Подобные тенденции можно наблюдать и в других местах. Уже к 1970-1980-м годам стала очевидна хрупкость постколониальных административных структур. Государствам в Африке и Азии приходилось справляться с крушением надежд, возникших после обретения независимости, провалом проекта развития по преодолению бедности и неравенства, тревогами, связанными с ускоренной урбанизацией и распадом традиционных сельских сообществ, а равно и воздействием структурной перестройки и политики стабилизации, либерализации и дерегулирования. Кроме того, на внутреннем положении (как в случае бывшей Югославии) отразилась утрата после окончания холодной войны международной идентичности, основанной на членстве в движении неприсоединения.
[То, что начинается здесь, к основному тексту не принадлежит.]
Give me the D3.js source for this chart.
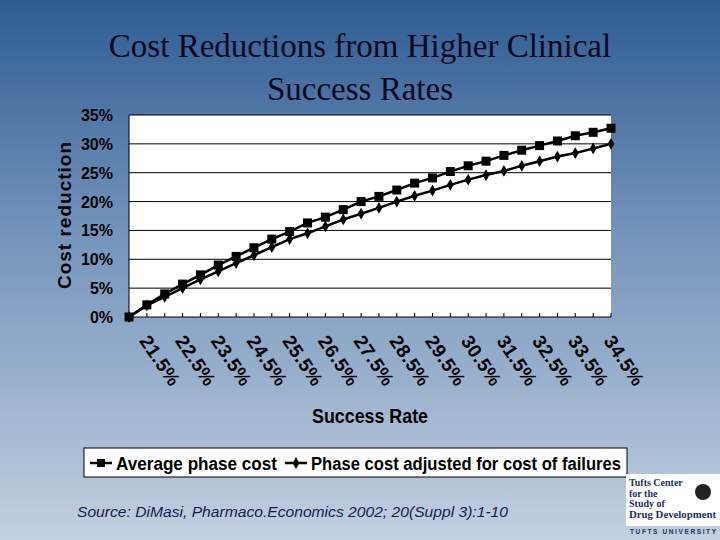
<!DOCTYPE html>
<html><head><meta charset="utf-8">
<script src="https://cdn.jsdelivr.net/npm/d3@7"></script>
<style>body{margin:0;}svg{display:block;}</style>
</head><body>
<svg id="c" width="720" height="540"></svg>
<script>
const categories = ["21.0%","21.5%","22.0%","22.5%","23.0%","23.5%","24.0%","24.5%","25.0%","25.5%","26.0%","26.5%","27.0%","27.5%","28.0%","28.5%","29.0%","29.5%","30.0%","30.5%","31.0%","31.5%","32.0%","32.5%","33.0%","33.5%","34.0%","34.5%"];
const averagePhaseCost = [0,2.1,4.0,5.7,7.3,9.0,10.5,12.0,13.5,14.8,16.3,17.3,18.6,20.0,20.9,22.0,23.2,24.1,25.2,26.2,27.0,28.0,28.9,29.7,30.5,31.4,32.0,32.7];
const adjustedPhaseCost = [0,2.0,3.5,5.0,6.5,7.9,9.35,10.7,12.1,13.5,14.5,15.7,16.9,17.9,18.9,20.0,21.0,21.9,22.9,23.8,24.6,25.3,26.2,27.0,27.8,28.4,29.2,30.0];
const yTicks = [0,5,10,15,20,25,30,35];
const xTickLabels = categories.filter((d,i)=>i%2===1);

const svg = d3.select("#c");
const defs = svg.append("defs");
const g = defs.append("linearGradient").attr("id","bg").attr("x1",0).attr("y1",0).attr("x2",0).attr("y2",1);
g.append("stop").attr("offset","0%").attr("stop-color","#2e5c92");
g.append("stop").attr("offset","45%").attr("stop-color","#7696bd");
g.append("stop").attr("offset","100%").attr("stop-color","#c3d0e0");
svg.append("rect").attr("width",720).attr("height",540).attr("fill","url(#bg)");

svg.append("text").attr("x",360).attr("y",57).attr("text-anchor","middle")
  .attr("font-family","Liberation Serif").attr("font-size",33).attr("fill","#080820").text("Cost Reductions from Higher Clinical");
svg.append("text").attr("x",360).attr("y",100).attr("text-anchor","middle")
  .attr("font-family","Liberation Serif").attr("font-size",33).attr("fill","#080820").text("Success Rates");

const L=129,R=611,T=115,B=317;
const x = d3.scalePoint().domain(categories).range([L,R]).padding(0);
const y = d3.scaleLinear().domain([0,35]).range([B,T]);

svg.append("rect").attr("x",L).attr("y",T).attr("width",R-L).attr("height",B-T).attr("fill","#fff");
svg.append("g").selectAll("line").data(yTicks.slice(1)).join("line")
  .attr("x1",L).attr("x2",R).attr("y1",d=>y(d)).attr("y2",d=>y(d)).attr("stroke","#000").attr("stroke-width",1);
svg.append("line").attr("x1",L).attr("x2",R).attr("y1",B).attr("y2",B).attr("stroke","#000");
svg.append("line").attr("x1",L).attr("x2",L).attr("y1",T).attr("y2",B).attr("stroke","#000");
svg.append("g").selectAll("line").data(categories).join("line")
  .attr("x1",d=>x(d)).attr("x2",d=>x(d)).attr("y1",B).attr("y2",B-4).attr("stroke","#000");

svg.append("g").selectAll("text").data(yTicks).join("text")
  .attr("x",113).attr("y",d=>y(d)+6).attr("text-anchor","end")
  .attr("font-family","Liberation Sans").attr("font-weight","bold").attr("font-size",16).attr("fill","#000")
  .text(d=>d+"%");

svg.append("g").selectAll("text").data(xTickLabels).join("text")
  .attr("transform",d=>`translate(${x(d)-8},${B+24}) rotate(56)`)
  .attr("font-family","Liberation Sans").attr("font-weight","bold").attr("font-size",19).attr("letter-spacing",0.5).attr("fill","#000")
  .text(d=>d);

svg.append("text").attr("transform","translate(370,423) scale(0.85,1)").attr("text-anchor","middle")
  .attr("font-family","Liberation Sans").attr("font-weight","bold").attr("font-size",21).attr("fill","#000").text("Success Rate");
svg.append("text").attr("transform","translate(71,215) rotate(-90)").attr("text-anchor","middle")
  .attr("font-family","Liberation Sans").attr("font-weight","bold").attr("font-size",19).attr("letter-spacing",1).attr("fill","#000").text("Cost reduction");

const line = d3.line().x((d,i)=>x(categories[i])).y(d=>y(d));
svg.append("path").datum(averagePhaseCost).attr("d",line).attr("fill","none").attr("stroke","#000").attr("stroke-width",2.5);
svg.append("path").datum(adjustedPhaseCost).attr("d",line).attr("fill","none").attr("stroke","#000").attr("stroke-width",2.5);
svg.append("g").selectAll("rect").data(averagePhaseCost).join("rect")
  .attr("x",(d,i)=>x(categories[i])-4.5).attr("y",d=>y(d)-4.5).attr("width",9).attr("height",9).attr("fill","#000");
const diamond = d3.symbol().type(d3.symbolDiamond).size(40);
svg.append("g").selectAll("path").data(adjustedPhaseCost).join("path")
  .attr("transform",(d,i)=>`translate(${x(categories[i])},${y(d)})`).attr("d",diamond).attr("fill","#000");

// legend
svg.append("rect").attr("x",84).attr("y",448).attr("width",543).attr("height",29).attr("fill","#fff").attr("stroke","#000");
svg.append("line").attr("x1",90).attr("x2",112).attr("y1",463).attr("y2",463).attr("stroke","#000").attr("stroke-width",2.5);
svg.append("rect").attr("x",97).attr("y",459).attr("width",8).attr("height",8).attr("fill","#000");
svg.append("text").attr("x",116).attr("y",470).attr("textLength",161).attr("lengthAdjust","spacingAndGlyphs").attr("font-family","Liberation Sans").attr("font-weight","bold").attr("font-size",18).text("Average phase cost");
svg.append("line").attr("x1",285).attr("x2",307).attr("y1",463).attr("y2",463).attr("stroke","#000").attr("stroke-width",2.5);
svg.append("path").attr("transform","translate(296,463)").attr("d",diamond).attr("fill","#000");
svg.append("text").attr("x",311).attr("y",470).attr("textLength",310).attr("lengthAdjust","spacingAndGlyphs").attr("font-family","Liberation Sans").attr("font-weight","bold").attr("font-size",18).text("Phase cost adjusted for cost of failures");

svg.append("text").attr("x",77).attr("y",517).attr("textLength",431).attr("lengthAdjust","spacingAndGlyphs").attr("font-family","Liberation Sans").attr("font-style","italic").attr("font-size",14).attr("fill","#1a1a50")
  .text("Source: DiMasi, Pharmaco.Economics 2002; 20(Suppl 3):1-10");

// logo
svg.append("rect").attr("x",626).attr("y",474).attr("width",94).attr("height",52).attr("fill","#fff");
["Tufts Center","for the","Study of"].forEach((t,i)=>
  svg.append("text").attr("x",629).attr("y",486+i*10.5).attr("font-family","Liberation Serif").attr("font-weight","bold").attr("font-size",10).attr("fill","#1c3260").text(t));
svg.append("text").attr("x",629).attr("y",517.5).attr("textLength",87).attr("lengthAdjust","spacingAndGlyphs").attr("font-family","Liberation Serif").attr("font-weight","bold").attr("font-size",10).attr("fill","#1c3260").text("Drug Development");
svg.append("circle").attr("cx",703).attr("cy",492).attr("r",8).attr("fill","#222");
svg.append("text").attr("x",630).attr("y",534).attr("textLength",86).attr("font-family","Liberation Sans").attr("font-weight","bold").attr("font-size",6.5).attr("fill","#1c3260").text("TUFTS UNIVERSITY");
</script>
</body></html>
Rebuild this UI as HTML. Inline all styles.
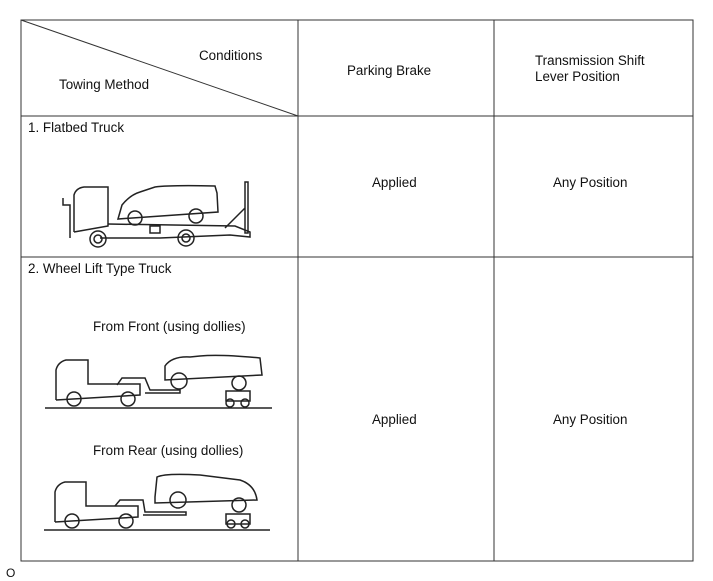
<!DOCTYPE html>
<html><head><meta charset="utf-8"><style>
body{margin:0;width:713px;height:581px;background:#fff;position:relative;font-family:"Liberation Sans",Arial,sans-serif;font-size:13.4px;color:#111;overflow:hidden}
.t{position:absolute;white-space:nowrap}
</style></head><body>
<svg width="713" height="581" style="position:absolute;left:0;top:0" fill="none" stroke="#222">
<g stroke="#333" stroke-width="1">
<rect x="21" y="20" width="672" height="541"/>
<line x1="298" y1="20" x2="298" y2="561"/>
<line x1="494" y1="20" x2="494" y2="561"/>
<line x1="21" y1="116" x2="693" y2="116"/>
<line x1="21" y1="257" x2="693" y2="257"/>
<line x1="21" y1="20" x2="298" y2="116"/>
</g>
<g stroke-width="1.5">
<path d="M70 238 L70 205 L63 205 L63 198 M74 232 L74 195 Q76 188 84 187 L108 187 L108 226 L74 232"/>
<path d="M108 224 L235 226 L250 232 L250 237 L230 235 L160 238 L100 238"/>
<path d="M245 182 L248 182 L248 233 L245 233 Z M245 208 L225 228"/>
<path d="M118 219 L122 205 Q130 195 140 192 L155 187 Q170 185 215 186 L217 193 L218 212 L118 219Z"/>
<circle cx="98" cy="239" r="8"/><circle cx="98" cy="239" r="4"/>
<circle cx="186" cy="238" r="8"/><circle cx="186" cy="238" r="4"/>
<circle cx="135" cy="218" r="7"/><circle cx="196" cy="216" r="7"/>
<rect x="150" y="226" width="10" height="7"/>
</g>
<g stroke-width="1.5">
<line x1="45" y1="408" x2="272" y2="408"/>
<path d="M56 400 L56 370 Q58 362 66 360 L88 360 L88 384 L140 384 L140 395 L56 400"/>
<path d="M117 385 L122 378 L145 378 L150 390 L180 390 L180 393 L145 393"/>
<circle cx="74" cy="399" r="7"/><circle cx="128" cy="399" r="7"/>
<path d="M165 376 L165 366 Q172 356 190 357 L200 356 Q220 354 260 358 L262 375 L165 380Z"/>
<circle cx="179" cy="381" r="8"/><circle cx="239" cy="383" r="7"/>
<rect x="226" y="391" width="24" height="10"/><circle cx="230" cy="403" r="4"/><circle cx="245" cy="403" r="4"/>
</g>
<g stroke-width="1.5">
<line x1="44" y1="530" x2="270" y2="530"/>
<path d="M55 522 L55 492 Q57 484 65 482 L86 482 L86 506 L138 506 L138 517 L55 522"/>
<path d="M115 506 L120 500 L143 500 L145 512 L186 512 L186 515 L143 515"/>
<circle cx="72" cy="521" r="7"/><circle cx="126" cy="521" r="7"/>
<path d="M155 497 L157 477 Q165 473 200 475 L240 480 Q255 485 257 500 L155 503Z"/>
<circle cx="178" cy="500" r="8"/><circle cx="239" cy="505" r="7"/>
<rect x="226" y="514" width="24" height="10"/><circle cx="231" cy="524" r="4"/><circle cx="245" cy="524" r="4"/>
</g>
</svg>
<div class="t" style="left:199px;top:48px">Conditions</div>
<div class="t" style="left:59px;top:77px">Towing Method</div>
<div class="t" style="left:347px;top:63px">Parking Brake</div>
<div class="t" style="left:535px;top:53px;line-height:16px">Transmission Shift<br>Lever Position</div>
<div class="t" style="left:28px;top:120px">1. Flatbed Truck</div>
<div class="t" style="left:372px;top:175px">Applied</div>
<div class="t" style="left:553px;top:175px">Any Position</div>
<div class="t" style="left:28px;top:261px">2. Wheel Lift Type Truck</div>
<div class="t" style="left:93px;top:319px">From Front (using dollies)</div>
<div class="t" style="left:93px;top:443px">From Rear (using dollies)</div>
<div class="t" style="left:372px;top:412px">Applied</div>
<div class="t" style="left:553px;top:412px">Any Position</div>
<div class="t" style="left:6px;top:566px;font-size:12px">O</div>
</body></html>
И правящие политики, и стремящиеся к власти лидеры оппозиции по-разному начали играть на партикуляристских идентичностях: оправдывать авторитарную политику, создавать козлов отпущения, мобилизовать сторонников вокруг чувства страха и незащищенности. Во многих постколониальных государствах правящие партии считали себя левыми партиями, занимающими место освободительных движений. Как и в постком-мунистических странах, отсутствие легитимного освободительного движения сделало политику открытой для притязаний племенной или клановой либо религиозной или языковой группы.